The River

Monday, July 31, 2006

Qana outcry creates Israeli dilemma

Un-be-leev-able. That BBC headline, along with all of the mainstream reporting I have seen or heard, makes it clear that the Lebanese are unpersons. Each massacre-from-above, each precision strike on an ambulance, a UN post, or a residential structure are merely part of an overall dilemma for Israeli and American leaders on how to create a new Middle East. Indeed, if that is the project, then it obviously entails many tons of bombs dropped on civilians and their supporting infrastructure, as has been clear for some time. And this latest destruction is happening to the very country that these idiots where trumpeting as one of their democratic transformation successes.

One wonders how the average person can countenance such stupidity and such savagery, especially when it is presented as “defense” or worse, part of a struggle of the civilized against the evil terrorists. Or a cease-fire is predicated on a plan for sustainable peace, a meaningless phrase and yet another insult. Israel’s history of occupation and aggression, its relentless racist attitude toward its neighbors, clearly show that it has no interest in a sustainable peace short of Lebanon’s and other's acceptance of vassal status.

This is the global project for a hyper power and its client state, now running wild like children realizing there is nothing stopping their party once the parents leave town.

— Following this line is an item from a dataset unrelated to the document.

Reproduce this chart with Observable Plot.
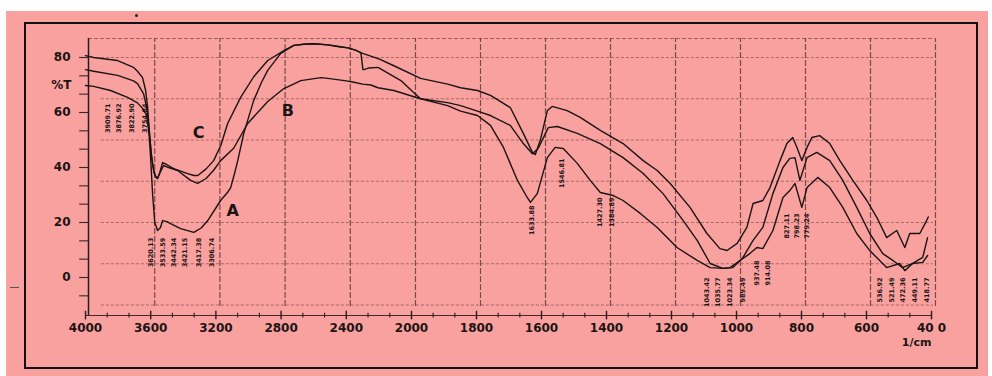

Mass murdering hundreds, possibly thousands, destroying a country, and now the Qana massacre, and Bush continues to blather about “sustainable peace.” As if the whole conflagration wasn’t part of Dick and Rummy’s Long War that could last generations, as if Israel was not the aggressor and the terrorist in this conflict.

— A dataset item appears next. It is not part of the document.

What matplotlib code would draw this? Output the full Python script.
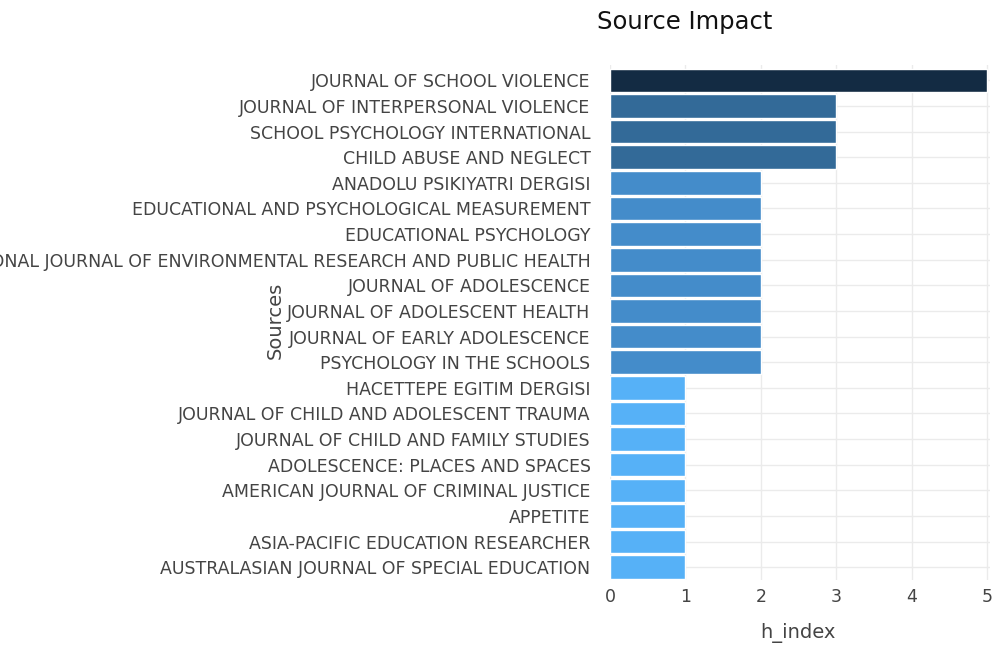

It’s easy to see that treating people as if their lives do not matter will eventually cause those people to enact a murderous price on the civilians whose nations are conducting the slaughter, and those deaths will be equally dismissed as “worth it.”

This is shaping up to be the most savage, hideous era in human history.

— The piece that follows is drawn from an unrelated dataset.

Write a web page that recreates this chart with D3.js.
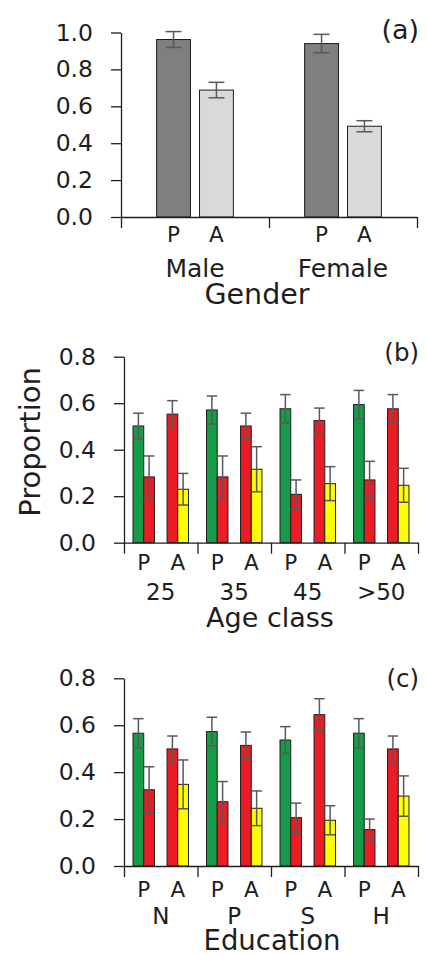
<!DOCTYPE html>
<html>
<head>
<meta charset="utf-8">
<script src="https://cdn.jsdelivr.net/npm/d3@7"></script>
<style>
  body { margin: 0; background: #fff; }
  svg { display: block; font-family: 'DejaVu Sans', sans-serif; }
</style>
</head>
<body>
<div id="chart"></div>
<script>
// (a) gender
const genderCats = ['Male', 'Female'];
const genderP = [0.962, 0.940];
const genderPErr = [0.043, 0.050];
const genderA = [0.688, 0.492];
const genderAErr = [0.042, 0.030];

// (b) age class
const ageCats = ['25', '35', '45', '>50'];
const ageGreenP = [0.502, 0.571, 0.576, 0.594];
const ageGreenPErr = [0.055, 0.060, 0.061, 0.061];
const ageRedP = [0.283, 0.283, 0.208, 0.270];
const ageRedPErr = [0.090, 0.090, 0.062, 0.080];
const ageRedA = [0.553, 0.502, 0.525, 0.576];
const ageRedAErr = [0.058, 0.055, 0.054, 0.061];
const ageYellowA = [0.230, 0.316, 0.254, 0.247];
const ageYellowAErr = [0.068, 0.097, 0.073, 0.073];

// (c) education
const eduCats = ['N', 'P', 'S', 'H'];
const eduGreenP = [0.566, 0.573, 0.537, 0.566];
const eduGreenPErr = [0.062, 0.061, 0.057, 0.062];
const eduRedP = [0.325, 0.274, 0.206, 0.155];
const eduRedPErr = [0.098, 0.086, 0.062, 0.045];
const eduRedA = [0.499, 0.514, 0.645, 0.499];
const eduRedAErr = [0.055, 0.057, 0.068, 0.055];
const eduYellowA = [0.348, 0.246, 0.195, 0.298];
const eduYellowAErr = [0.104, 0.074, 0.062, 0.086];

const subGroups = ['P', 'A'];
const yTicksA = [0, 0.2, 0.4, 0.6, 0.8, 1.0];
const yTicksBC = [0, 0.2, 0.4, 0.6, 0.8];

const GREEN = '#169b49';
const RED = '#ec1c24';
const YELLOW = '#ffff00';
const DARK = '#7f7f7f';
const LIGHT = '#d9d9d9';
const INK = '#1e1e1e';
const FONT = "'DejaVu Sans', sans-serif";

const svg = d3.select('#chart').append('svg')
  .attr('width', 427)
  .attr('height', 955);

function drawPanel(p) {
  const g = svg.append('g');
  const y = d3.scaleLinear().domain([0, p.yMax]).range([p.y0, p.yTop]);
  const x0 = d3.scaleBand().domain(p.cats).range([p.xLeft, p.xRight]);
  const x1 = d3.scaleBand().domain(subGroups).range([0, x0.bandwidth()])
    .paddingInner(p.padIn).paddingOuter(p.padOut);
  const x2 = d3.scaleBand().domain(d3.range(p.perGroup)).range([0, x1.bandwidth()]);
  const barX = (s, cat) => x0(cat) + x1(s.group) + x2(s.slot);

  // bars
  p.series.forEach((s) => {
    g.selectAll(null)
      .data(p.cats)
      .join('rect')
      .attr('x', (c) => barX(s, c))
      .attr('y', (c, i) => y(s.values[i]))
      .attr('width', x2.bandwidth())
      .attr('height', (c, i) => y(0) - y(s.values[i]))
      .attr('fill', s.color)
      .attr('stroke', INK)
      .attr('stroke-width', 1);
  });

  // error bars, drawn over the bars
  p.series.forEach((s) => {
    const eg = g.selectAll(null)
      .data(p.cats)
      .join('g')
      .attr('stroke', '#595959')
      .attr('stroke-width', 1.5);
    const cx = (c) => barX(s, c) + x2.bandwidth() / 2;
    eg.append('line')
      .attr('x1', cx).attr('x2', cx)
      .attr('y1', (c, i) => y(s.values[i] + s.errs[i]))
      .attr('y2', (c, i) => y(s.values[i] - s.errs[i]));
    [1, -1].forEach((sign) => {
      eg.append('line')
        .attr('x1', (c) => cx(c) - p.cap / 2)
        .attr('x2', (c) => cx(c) + p.cap / 2)
        .attr('y1', (c, i) => y(s.values[i] + sign * s.errs[i]))
        .attr('y2', (c, i) => y(s.values[i] + sign * s.errs[i]));
    });
  });

  // y axis
  const yAxis = g.append('g')
    .attr('transform', `translate(${p.xLeft},0)`)
    .call(d3.axisLeft(y).tickValues(p.yTicks).tickFormat(d3.format('.1f'))
      .tickSize(10).tickPadding(18).tickSizeOuter(0));
  yAxis.selectAll('path, line').attr('stroke', INK).attr('stroke-width', 1.3);
  yAxis.selectAll('text').attr('font-size', 23.5).attr('fill', INK)
    .attr('font-family', FONT);

  // x axis: ticks on the category boundaries
  const xb = d3.scaleLinear().domain([0, p.cats.length]).range([p.xLeft, p.xRight]);
  const xAxis = g.append('g')
    .attr('transform', `translate(0,${p.y0})`)
    .call(d3.axisBottom(xb).tickValues(d3.range(p.cats.length + 1))
      .tickFormat('').tickSize(11).tickSizeOuter(0));
  xAxis.selectAll('path, line').attr('stroke', INK).attr('stroke-width', 1.3);

  // P / A labels
  p.cats.forEach((c) => {
    subGroups.forEach((sg) => {
      g.append('text')
        .attr('x', x0(c) + x1(sg) + x1.bandwidth() / 2)
        .attr('y', p.y0 + p.subDy)
        .attr('text-anchor', 'middle')
        .attr('font-size', 21.5)
        .attr('fill', INK)
        .text(sg);
    });
  });

  g.selectAll(null)
    .data(p.cats)
    .join('text')
    .attr('x', (c) => x0(c) + x0.bandwidth() / 2)
    .attr('y', p.y0 + p.catDy)
    .attr('text-anchor', 'middle')
    .attr('font-size', p.catSize)
    .attr('fill', INK)
    .text((c) => c);

  g.append('text')
    .attr('x', p.titleX)
    .attr('y', p.y0 + p.titleDy)
    .attr('text-anchor', 'middle')
    .attr('font-size', p.titleSize)
    .attr('fill', INK)
    .text(p.title);

  g.append('text')
    .attr('x', 419)
    .attr('y', p.tagY)
    .attr('text-anchor', 'end')
    .attr('font-size', p.tagSize)
    .attr('fill', INK)
    .text(p.tag);
}

drawPanel({
  cats: genderCats,
  series: [
    { group: 'P', slot: 0, color: DARK, values: genderP, errs: genderPErr },
    { group: 'A', slot: 0, color: LIGHT, values: genderA, errs: genderAErr },
  ],
  perGroup: 1,
  yMax: 1.0, yTicks: yTicksA,
  y0: 217, yTop: 32.5,
  xLeft: 121, xRight: 417,
  padIn: 0.21, padOut: 0.83,
  cap: 16,
  subDy: 25, catDy: 60, catSize: 25,
  title: 'Gender', titleX: 257, titleDy: 87, titleSize: 28.5,
  tag: '(a)', tagY: 39, tagSize: 27,
});

drawPanel({
  cats: ageCats,
  series: [
    { group: 'P', slot: 0, color: GREEN, values: ageGreenP, errs: ageGreenPErr },
    { group: 'P', slot: 1, color: RED, values: ageRedP, errs: ageRedPErr },
    { group: 'A', slot: 0, color: RED, values: ageRedA, errs: ageRedAErr },
    { group: 'A', slot: 1, color: YELLOW, values: ageYellowA, errs: ageYellowAErr },
  ],
  perGroup: 2,
  yMax: 0.8, yTicks: yTicksBC,
  y0: 542.7, yTop: 356.7,
  xLeft: 124, xRight: 418,
  padIn: 0.37, padOut: 0.265,
  cap: 10.5,
  subDy: 27.5, catDy: 57.5, catSize: 23,
  title: 'Age class', titleX: 270, titleDy: 84.5, titleSize: 27,
  tag: '(b)', tagY: 361, tagSize: 24.5,
});

drawPanel({
  cats: eduCats,
  series: [
    { group: 'P', slot: 0, color: GREEN, values: eduGreenP, errs: eduGreenPErr },
    { group: 'P', slot: 1, color: RED, values: eduRedP, errs: eduRedPErr },
    { group: 'A', slot: 0, color: RED, values: eduRedA, errs: eduRedAErr },
    { group: 'A', slot: 1, color: YELLOW, values: eduYellowA, errs: eduYellowAErr },
  ],
  perGroup: 2,
  yMax: 0.8, yTicks: yTicksBC,
  y0: 866, yTop: 678.3,
  xLeft: 124, xRight: 418,
  padIn: 0.37, padOut: 0.265,
  cap: 10.5,
  subDy: 30.5, catDy: 57.5, catSize: 23,
  title: 'Education', titleX: 272, titleDy: 84, titleSize: 27.5,
  tag: '(c)', tagY: 687, tagSize: 24.5,
});

// shared y title
svg.append('text')
  .attr('transform', 'translate(40,442) rotate(-90)')
  .attr('text-anchor', 'middle')
  .attr('font-size', 29)
  .attr('fill', INK)
  .text('Proportion');
</script>
</body>
</html>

I think it’s time to order that Stupidity of Hubris bumpersticker. It will make an excellent epitaph.

Comments:
We had to destroy humanity in order to save it.
 
yes, we never learn.

on a related note, I was watching a documentary on British rockers The Clash the other day and was impressed with Joe Strummer's insight and way with words. He says, paraphrasing here, that as a young man he quickly realized that authority was not based on wisdom, etc., but was merely a system of control, and that you either got powerful or you got crushed.

Sounds like the foundation of world politics to me.
 
Yeah.

A while back, Tim at Dem Left Infoasis recommended I read "A People's History of The United States 1492 - Present" by Howard Zinn. I bought the book then and am now reading it. It - our history - is brutal beyond belief. On the first page is a quote from Columbus's notes upon meeting the Arawaks.

----
They ... brought us parrots and balls of cotton and spears and many other things, which they exchanged for the glass beads and hawks' bells. They willingly traded everything they owned. ... They were well-built, with good bodies and handsome features. ... They do not bear arms and do not know them, for I showed them a sword, they took it by the edge and cut themselves out of ignorance. They have no iron. Their spears are made of cane. ... They would make fine servants. ... With fifty men we could subjugate them all and make them do whatever we want.
----

Our history gets worse from there. To think this is my way of taking a break from current events! Sigh...I need the perspective.

I'm only on the third chapter and I must say this is the first history book I've ever called a page-turner. Zinn is an excellent teacher.
 
hey, I took a break from current events recently and read Derrick Jensen's "The Culture of Make Believe."

try that sometime. yikes.

I have Zinn's book at home but haven't read it yet. I've always hated "history."
 
I have Zinn's book at home but haven't read it yet. I've always hated "history."

Well, then, you should definitely read Zinn.

If you haven't read much history, or if your common understanding of a history textbook is from high school, you'll find Zinn a breath of fresh air. Completely different, bottom-up perspective.

If you get a jonesin' for more, I also recommend Eric Foner's 'The Story of American Freedom'.
 
I plan to Bill, one o these days. And thanks for the book recommendation.
 
Yeah, I read Zinn while I was still in the U.K. and my eyes were opened. I only wish there was something as frank and revealing on English history, rather than the hero-worship I read in school. Recommendations anyone?

"Lies My Teacher Told Me" is another good one. When I came over to the U.S. I was amazed at how little people knew about thier own history, alternative or not. It's alarming even more so because these people think that the world history began and ended with Sept 11th. Much like the Lebanese Isreali war/genocide that's happening right now, people who support Israel tend to believe that it all began with the Hezbollah capturing the two IDF soldiers... of course it didn't, but then these people don't read thier history and take everything on Fox News as gospel... scary stuff.
 
No book recommendation at the moment, but to your point about ignorance: I overheard a man in a coffee shop talking about how Israel was taking on the terrorists for us and how he's glad we have Fox News to tell us the truth. so you are absolutely correct and it is scary and depressing.